This series, produced by piano professor Robin McCabe, features music by Austrian composer Franz Schubert, with historical context offered in commentary and narration. Each concert includes a pre-concert lecture by UW faculty and local music authorities.
Pre-concert Lecture 4pm
Concert 4:30pm
PROGRAM DETAILS
The Shepherd on the Rock
Emerald Lessley, soprano; Andrew Romanick, piano; Alexander Tu, clarinet
“Arpeggione" Sonata for viola and piano
Gwen Franz, viola; Jane Heinrichs, piano
Pre-concert Lecture: Stephen Rumph
“In Beethoven’s Shadow”
LECTURER BIO
Stephen Rumph teaches courses on eighteenth-century topics, opera, music and politics, film music, and semiotics. After studying voice at Oberlin Conservatory, he earned a Ph.D. at the University of California, Berkeley, writing a Beethoven dissertation with Joseph Kerman. He joined the UW School of Music faculty in 2002.
Rumph's book Beethoven After Napoleon: Political Romanticism in the Late Works (University of California Press, 2004) offers a political interpretation of late Beethoven illuminated by the writings of the German Romantics. His second book, Mozart and Enlightenment Semiotics (UC Press, 2011), pioneers a "historically-informed" semiotics of music, based upon eighteenth-century sign and language theory. He is currently preparing a book on Fauré's song cycle La Bonne Chanson.

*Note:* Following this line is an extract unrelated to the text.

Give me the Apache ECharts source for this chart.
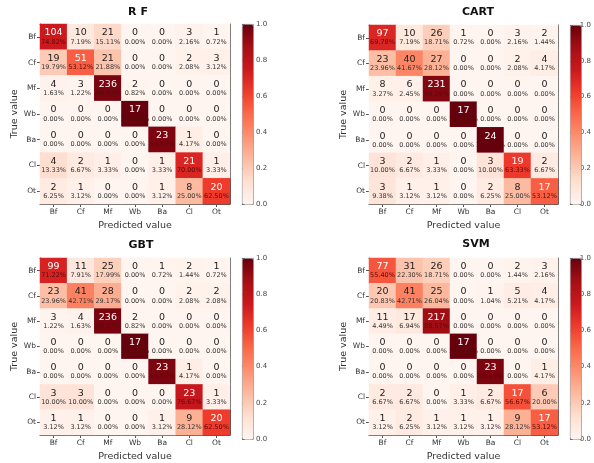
<!DOCTYPE html>
<html>
<head>
<meta charset="utf-8">
<script src="https://cdn.jsdelivr.net/npm/echarts@6/dist/echarts.min.js"></script>
<style>
  html, body { margin: 0; padding: 0; background: #fff; }
  #chart { width: 594px; height: 463px; }
</style>
</head>
<body>
<div id="chart"></div>
<script>
// class labels, same order on both axes
const classes = ['Bf', 'Cf', 'Mf', 'Wb', 'Ba', 'Cl', 'Ot'];
const modelNames = ['R F', 'CART', 'GBT', 'SVM'];

// confusion matrix counts, rows = true value, columns = predicted value
const rfCounts = [
    [104, 10, 21, 0, 0, 3, 1],
    [19, 51, 21, 0, 0, 2, 3],
    [4, 3, 236, 2, 0, 0, 0],
    [0, 0, 0, 17, 0, 0, 0],
    [0, 0, 0, 0, 23, 1, 0],
    [4, 2, 1, 0, 1, 21, 1],
    [2, 1, 0, 0, 1, 8, 20]
];
const cartCounts = [
    [97, 10, 26, 1, 0, 3, 2],
    [23, 40, 27, 0, 0, 2, 4],
    [8, 6, 231, 0, 0, 0, 0],
    [0, 0, 0, 17, 0, 0, 0],
    [0, 0, 0, 0, 24, 0, 0],
    [3, 2, 1, 0, 3, 19, 2],
    [3, 1, 1, 0, 2, 8, 17]
];
const gbtCounts = [
    [99, 11, 25, 0, 1, 2, 1],
    [23, 41, 28, 0, 0, 2, 2],
    [3, 4, 236, 2, 0, 0, 0],
    [0, 0, 0, 17, 0, 0, 0],
    [0, 0, 0, 0, 23, 1, 0],
    [3, 3, 0, 0, 0, 23, 1],
    [1, 1, 0, 0, 1, 9, 20]
];
const svmCounts = [
    [77, 31, 26, 0, 0, 2, 3],
    [20, 41, 25, 0, 1, 5, 4],
    [11, 17, 217, 0, 0, 0, 0],
    [0, 0, 0, 17, 0, 0, 0],
    [0, 0, 0, 0, 23, 0, 1],
    [2, 2, 0, 1, 2, 17, 6],
    [1, 2, 1, 1, 1, 9, 17]
];
const allCounts = [rfCounts, cartCounts, gbtCounts, svmCounts];

// matplotlib "Reds"
const reds = ['#fff5f0', '#fee0d2', '#fcbba1', '#fc9272', '#fb6a4a', '#ef3b2c', '#cb181d', '#a50f15', '#67000d'];
const font = 'DejaVu Sans';

// pixel layout of the four panels
const panels = [
    { left: 40, top: 24, width: 190, height: 180, cbLeft: 242, titleX: 138, titleY: 7 },
    { left: 369, top: 25, width: 189, height: 179, cbLeft: 570, titleX: 478, titleY: 7 },
    { left: 40, top: 258, width: 190, height: 181, cbLeft: 242, titleX: 141, titleY: 240 },
    { left: 369, top: 258, width: 189, height: 181, cbLeft: 570, titleX: 476, titleY: 239 }
];

// python-style half-even rounding to 2 decimals
function fmtPct(v) {
    let x = v * 10000;
    let f = Math.floor(x);
    let d = x - f;
    let r;
    if (Math.abs(d - 0.5) < 1e-7) r = (f % 2 === 0) ? f : f + 1;
    else r = Math.round(x);
    return (r / 100).toFixed(2) + '%';
}

const grid = [], xAxis = [], yAxis = [], series = [], visualMap = [], title = [];
const axisColor = '#555';

panels.forEach((p, i) => {
    const counts = allCounts[i];
    const g = grid.length;
    grid.push({ left: p.left, top: p.top, width: p.width, height: p.height });
    grid.push({ left: p.cbLeft, top: p.top, width: 11, height: p.height });

    title.push({
        text: modelNames[i], left: p.titleX, top: p.titleY, textAlign: 'center', padding: 0,
        textStyle: { fontFamily: font, fontSize: 11, fontWeight: 'bold', color: '#111' }
    });

    const xb = xAxis.length;
    xAxis.push({
        gridIndex: g, type: 'category', data: classes, position: 'bottom',
        name: 'Predicted value', nameLocation: 'middle', nameGap: 17,
        nameTextStyle: { fontFamily: font, fontSize: 9.5, color: '#333' },
        axisLine: { show: true, lineStyle: { color: axisColor, width: 1 } },
        axisTick: { show: true, alignWithLabel: true, length: 3, lineStyle: { color: axisColor } },
        axisLabel: { fontFamily: font, fontSize: 7.5, color: '#333', margin: 4 },
        splitLine: { show: false }
    });
    xAxis.push({
        gridIndex: g, type: 'category', data: classes, position: 'top',
        axisLine: { show: true, lineStyle: { color: axisColor, width: 1 } },
        axisTick: { show: false }, axisLabel: { show: false }, splitLine: { show: false }
    });
    xAxis.push({ gridIndex: g + 1, type: 'value', min: 0, max: 1, show: false });

    const yl = yAxis.length;
    yAxis.push({
        gridIndex: g, type: 'category', data: classes, inverse: true, position: 'left',
        name: 'True value', nameLocation: 'middle', nameGap: 19,
        nameTextStyle: { fontFamily: font, fontSize: 9.5, color: '#333' },
        axisLine: { show: true, lineStyle: { color: axisColor, width: 1 } },
        axisTick: { show: true, alignWithLabel: true, length: 3, lineStyle: { color: axisColor } },
        axisLabel: { fontFamily: font, fontSize: 7.5, color: '#333', margin: 4 },
        splitLine: { show: false }
    });
    yAxis.push({
        gridIndex: g, type: 'category', data: classes, inverse: true, position: 'right',
        axisLine: { show: true, lineStyle: { color: axisColor, width: 1 } },
        axisTick: { show: false }, axisLabel: { show: false }, splitLine: { show: false }
    });
    yAxis.push({
        gridIndex: g + 1, type: 'value', min: 0, max: 1, interval: 0.2, position: 'right',
        axisLine: { show: false },
        axisTick: { show: true, length: 3, lineStyle: { color: axisColor } },
        axisLabel: { fontFamily: font, fontSize: 7, color: '#444', margin: 3, formatter: v => v.toFixed(1) },
        splitLine: { show: false }
    });

    const data = [];
    counts.forEach((row, r) => {
        const total = row.reduce((a, b) => a + b, 0);
        row.forEach((c, col) => {
            data.push([col, r, c / total, c]);
        });
    });

    series.push({
        type: 'heatmap', xAxisIndex: xb, yAxisIndex: yl, data: data,
        label: {
            show: true,
            fontFamily: font,
            formatter: (params) => {
                const v = params.value;
                const dark = v[2] > 0.5;
                return dark
                    ? `{cw|${v[3]}}\n{pw|${fmtPct(v[2])}}`
                    : `{cd|${v[3]}}\n{pd|${fmtPct(v[2])}}`;
            },
            rich: {
                cw: { fontFamily: font, fontSize: 9.5, color: '#fff', lineHeight: 10 },
                cd: { fontFamily: font, fontSize: 9.5, color: '#222', lineHeight: 10 },
                pw: { fontFamily: font, fontSize: 6.5, color: '#5a0a0a', lineHeight: 8 },
                pd: { fontFamily: font, fontSize: 6.5, color: '#333', lineHeight: 8 }
            }
        },
        emphasis: { disabled: true }
    });

    visualMap.push({
        type: 'continuous', seriesIndex: i, dimension: 2, min: 0, max: 1,
        calculable: false, left: p.cbLeft, top: p.top, itemWidth: 11, itemHeight: p.height,
        padding: 0, text: null, borderColor: '#777', borderWidth: 0.8,
        inRange: { color: reds }
    });
});

const chart = echarts.init(document.getElementById('chart'), null, { renderer: 'canvas' });
chart.setOption({
    backgroundColor: '#ffffff',
    animation: false,
    title: title,
    grid: grid,
    xAxis: xAxis,
    yAxis: yAxis,
    visualMap: visualMap,
    series: series
});
</script>
</body>
</html>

Rumph has published articles and reviews in JAMS, JRMA, Music and Letters, Beethoven Forum, 19th-Century Music, Eighteenth-Century Music, and Cambridge Opera Journal, and has essays forthcoming in the Oxford Handbook of Topic Theory and the Cambridge Mozart Studies 2. He served as Reviews Editor for Beethoven Forum, 2005-2008.